To automatically do tree reduction in logarithmic time please add the option:

-funsafe-math-optimizations

To change the burst single size threshold please add the option:

--attribute burst_single_size_threshold=<size>
# for example
--attribute burst_single_size_threshold=36700160

To change the burst total size threshold please add the option:

--attribute burst_total_size_threshold=<size>
# for example
--attribute burst_total_size_threshold=36700160

You can include the path of the include folder with the option -I. For example we use the options:

CFLAGS="-I $XILINX_HLS/include" merlincc --attribute burst_total_size_threshold=36700160 --attribute burst_single_size_threshold=36700160 --kernel_frequency 250  -funsafe-math-optimizations --platform=vitis::/opt/xilinx/platforms/xilinx_u200_xdma_201830_2/xilinx_u200_xdma_201830_2.xpfm  -I $XILINX_HLS/lnx64/tools/gcc/lib/gcc/x86_64-unknown-linux-gnu/4.6.3/include/ -I $XILINX_HLS/include/ -I /opt/merlin/sources/merlin-compiler/trunk/source-opt/include/apint_include/ -c -o mykernel_merlincc_polyopt --report=estimate

Pragmas

All pragmas are applied above the loop contrary to Xilinx Vitis.

Mandatory Pragma

Please add #pragma ACCEL kernel above the main function. For example:

#pragma ACCEL kernel
void kernel_bicg(int m,int n,float A[2100][1900],float s[1900],float q[2100],float p[1900],float r[2100])
{
  int i;
  int j;    
    for (i = 0; i < 1900; i++) {
      s[i] = 0;
    }
    for (i = 0; i < 2100; i++) {
      q[i] = 0.0;
      for (j = 0; j < 1900; j++) {
        s[j] = s[j] + r[i] * A[i][j];
        q[i] = q[i] + A[i][j] * p[j];
      }
    }
}
Hardware directives
Parallel / Unroll

#pragma ACCEL parallel factor=<uf>

If factor is not specify the loop is fully unrolled.

Pipeline

#pragma ACCEL pipeline flatten

The loop bellow the pragma will be pipeline and the innermost loop will be fully unrolled.

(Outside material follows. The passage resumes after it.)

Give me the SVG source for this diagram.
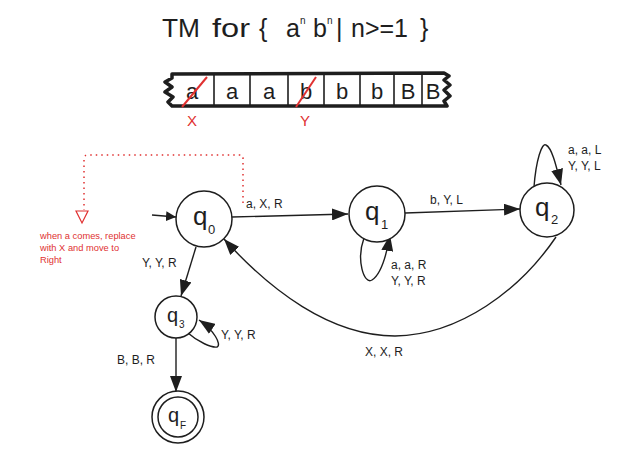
<svg xmlns="http://www.w3.org/2000/svg" width="638" height="462" viewBox="0 0 638 462">
<defs>
<style>
.t{font-family:"Liberation Sans",Arial,sans-serif;fill:#1e1e1e}
.lbl{font-family:"Liberation Sans",Arial,sans-serif;font-size:12px;fill:#1e1e1e}
.st{fill:#fff;stroke:#1e1e1e;stroke-width:1.5}
.e{fill:none;stroke:#1e1e1e;stroke-width:1.4}
.red{font-family:"Liberation Sans",Arial,sans-serif;fill:#e03131}
</style>
<marker id="ah" viewBox="0 0 10 10" refX="10" refY="5" markerWidth="10" markerHeight="10" markerUnits="userSpaceOnUse" orient="auto">
<path d="M0,0 L10,5 L0,10 z" fill="#1e1e1e"/>
</marker>
<marker id="ahb" viewBox="0 0 16 12" refX="16" refY="6" markerWidth="16" markerHeight="12" markerUnits="userSpaceOnUse" orient="auto">
<path d="M0,0 L16,6 L0,12 z" fill="#1e1e1e"/>
</marker>
</defs>
<rect width="638" height="462" fill="#fff"/>

<g id="title">
<text class="t" x="162" y="37" font-size="25" textLength="38" lengthAdjust="spacingAndGlyphs">TM</text>
<text class="t" x="212" y="37" font-size="25" textLength="38" lengthAdjust="spacingAndGlyphs">for</text>
<text class="t" x="259" y="37" font-size="25">{</text>
<text class="t" x="286" y="37" font-size="25">a</text>
<text class="t" x="300" y="24" font-size="10">n</text>
<text class="t" x="313" y="37" font-size="25">b</text>
<text class="t" x="327" y="24" font-size="10">n</text>
<text class="t" x="336" y="37" font-size="25">|</text>
<text class="t" x="351" y="37" font-size="25" textLength="57" lengthAdjust="spacingAndGlyphs">n&gt;=1</text>
<text class="t" x="420" y="37" font-size="25">}</text>
</g>

<g id="tape">
<path d="M172,74 L444,73 L449,76 L444,80 L450,85 L444,90 L450,96 L444,101 L447,106 L172,106 L168,102 L173,97 L165,92 L172,87 L165,82 L172,78 Z" fill="#fff" stroke="#1e1e1e" stroke-width="3.5" stroke-linejoin="round"/>
<g stroke="#1e1e1e" stroke-width="1.6">
<line x1="214" y1="75" x2="214" y2="105"/>
<line x1="250" y1="75" x2="250" y2="105"/>
<line x1="288" y1="75" x2="288" y2="105"/>
<line x1="324" y1="75" x2="324" y2="105"/>
<line x1="360" y1="75" x2="360" y2="105"/>
<line x1="394" y1="75" x2="394" y2="105"/>
<line x1="422" y1="75" x2="422" y2="105"/>
</g>
<g class="t" font-size="22" text-anchor="middle">
<text x="192" y="99">a</text>
<text x="232" y="99">a</text>
<text x="269" y="99">a</text>
<text x="306" y="99">b</text>
<text x="342" y="99">b</text>
<text x="377" y="99">b</text>
<text x="408" y="99">B</text>
<text x="433" y="99">B</text>
</g>
<line x1="182" y1="107" x2="207" y2="77" stroke="#e03131" stroke-width="2"/>
<line x1="296" y1="107" x2="316" y2="77" stroke="#e03131" stroke-width="2"/>
<text class="red" x="192" y="126" font-size="15" text-anchor="middle">X</text>
<text class="red" x="305" y="126" font-size="15" text-anchor="middle">Y</text>
</g>

<g id="note">
<path d="M243,203 L243,158 Q243,155 240,155 L88,155 Q84,155 84,159 L84,210" fill="none" stroke="#e03131" stroke-width="1.5" stroke-dasharray="1.5,4"/>
<path d="M76,211 L88,211 L82,223 Z" fill="#fff" stroke="#e03131" stroke-width="1.2"/>
<text class="red" font-size="9.3"><tspan x="40" y="239">when a comes, replace</tspan><tspan x="40" y="251">with X and move to</tspan><tspan x="40" y="263">Right</tspan></text>
</g>

<g id="edges">
<line class="e" x1="152" y1="215" x2="176" y2="217" marker-end="url(#ah)"/>
<line class="e" x1="232" y1="217" x2="348" y2="214" marker-end="url(#ahb)"/>
<line class="e" x1="405" y1="213" x2="520" y2="209" marker-end="url(#ahb)"/>
<path class="e" d="M364,238 C356,260 364,285 372,280 C380,275 386,258 390,235" marker-end="url(#ahb)"/>
<path class="e" d="M534,187 C536,160 542,142 546,145 C552,148 556,165 561,185" marker-end="url(#ahb)"/>
<path class="e" d="M556,237 C520,290 460,335 395,336 C330,336 270,290 224,239" marker-end="url(#ahb)"/>
<line class="e" x1="196" y1="247" x2="181" y2="296" marker-end="url(#ahb)"/>
<path class="e" d="M188,333 C198,342 212,348 217,347 C222,345 214,330 199,320" marker-end="url(#ahb)"/>
<line class="e" x1="176" y1="338" x2="176" y2="392" marker-end="url(#ahb)"/>
<text class="lbl" x="246" y="208">a, X, R</text>
<text class="lbl" x="430" y="204">b, Y, L</text>
<text class="lbl" x="391" y="269">a, a, R</text>
<text class="lbl" x="391" y="285">Y, Y, R</text>
<text class="lbl" x="568" y="154">a, a, L</text>
<text class="lbl" x="568" y="170">Y, Y, L</text>
<text class="lbl" x="365" y="356">X, X, R</text>
<text class="lbl" x="142" y="267">Y, Y, R</text>
<text class="lbl" x="221" y="339">Y, Y, R</text>
<text class="lbl" x="117" y="364">B, B, R</text>
</g>

<g id="q0">
<circle class="st" cx="204" cy="219" r="28"/>
<text class="t" x="193" y="225" font-size="26">q</text><text class="t" x="208" y="234" font-size="13">0</text>
</g>
<g id="q1">
<circle class="st" cx="377" cy="214" r="28"/>
<text class="t" x="365" y="220" font-size="26">q</text><text class="t" x="381" y="229" font-size="13">1</text>
</g>
<g id="q2">
<circle class="st" cx="547" cy="210" r="27"/>
<text class="t" x="535" y="216" font-size="26">q</text><text class="t" x="551" y="224" font-size="13">2</text>
</g>
<g id="q3">
<circle class="st" cx="176" cy="317" r="21"/>
<text class="t" x="167" y="322" font-size="20">q</text><text class="t" x="179" y="328" font-size="10">3</text>
</g>
<g id="qF">
<circle class="st" cx="178" cy="417" r="26"/>
<circle class="st" cx="178" cy="417" r="20"/>
<text class="t" x="168" y="422" font-size="20">q</text><text class="t" x="180" y="429" font-size="10">F</text>
</g>
</svg>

Note: #pragma ACCEL pipeline flatten can also be use as #pragma ACCEL pipeline if all the innermost loop are fully unrolled.

Tile 1D / Strip mining

#pragma ACCEL tile factor=<tile size>

The loop bellow the pragma will be strip mined and the innermost loop create will have a trip count equal to tile size.

Memory communication

#pragma ACCEL cache variable=<name array>

The transfer from off-chip to on-chip will be done at the position of the pragma cache.

Double buffer

#pragma ACCEL pipeline

The communication of the array will be done at the position of the pragma and transfer with double buffer.